Thursday, December 11, 2014

Exhaustion

The antidote to exhaustion is not rest; the antidote to exhaustion is wholeheartedness.

I've had this line running through my head for the last week, and today especially it's been echoing again and again. It's from a talk by David Whyte that I first listened to years ago, and played again last week. When this line comes up, he's just asked a friend/mentor/monk to "talk to me about exhaustion."

I was in my late twenties and living in Santa Barbara when I first heard this, and it didn't mean much to me then because it didn't seem to fit my life of constantly streaming sunlight, bottomless glasses of wine and sporting endeavors in every direction (mountains, sea, soccer fields and tennis courts!). Five+ years, two thousand+ mile moves, and two children later, it resonates so deeply now.

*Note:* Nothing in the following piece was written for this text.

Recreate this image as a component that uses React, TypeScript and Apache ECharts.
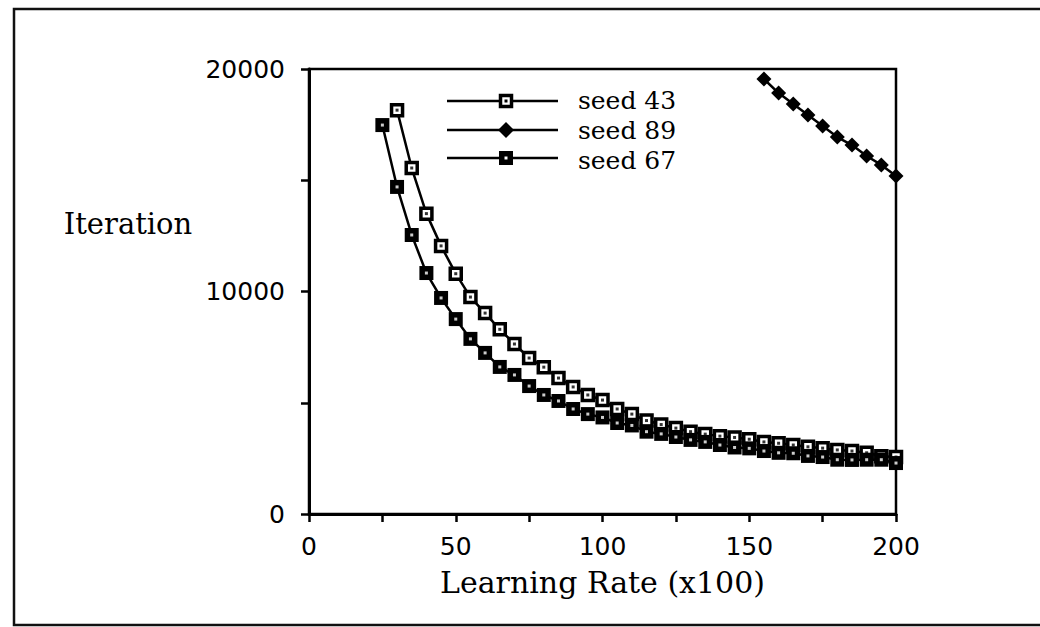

Sometimes the endless days of nap-fighting, tantrum-throwing, constant-attention-requiring creatures give way only to endless of nights of hungry babes clinging to my chest. Sometimes, there is no relief.

Since hearing this line again, though, I've been trying to practice more wholeheartedness in my life. Rather than browsing the apps on my iPhone while nursing Leif, I just nurse Leif. Rather than trying to start a new project or finish an old one while Leif struggles to go to sleep or stay asleep, I give him my full attention and embrace that he is just a baby, learning to live and sleep and even just breathe. When August comes home, rather than trying to clean his room and unclutter the bureau, I play with August. I watch how his little body moves around the room, how his eyelashes flutter against his round cheeks, listen to how he puts together ideas, words and sentences. In the midst of all this, I'm still tired -- but I'm not exhausted. I am wholeheartedly enjoying my boys, their all-too-rapid growth, their fits and starts.



Recently I've found this especially difficult as I struggle with being "just a mom"; with not having an actual career with its concomitant work history that I can point to and say, "this is how far I've come, this is what I've done"; with not having a life here in Stockholm outside of my children, my family, my apartment; without having capitalized on any of that potential my 6th-grade teacher noted on my report card. Sometimes I'm exhausted from all this striving and yearning; but then sometimes, I am wholehearted in loving my boys, in taking care of them, in nursing and nurturing them, in occupying my own life.







(We've discovered another antidote to exhaustion: the toddler getting a mild virus every now and then; he slows down and sleeps early and long.)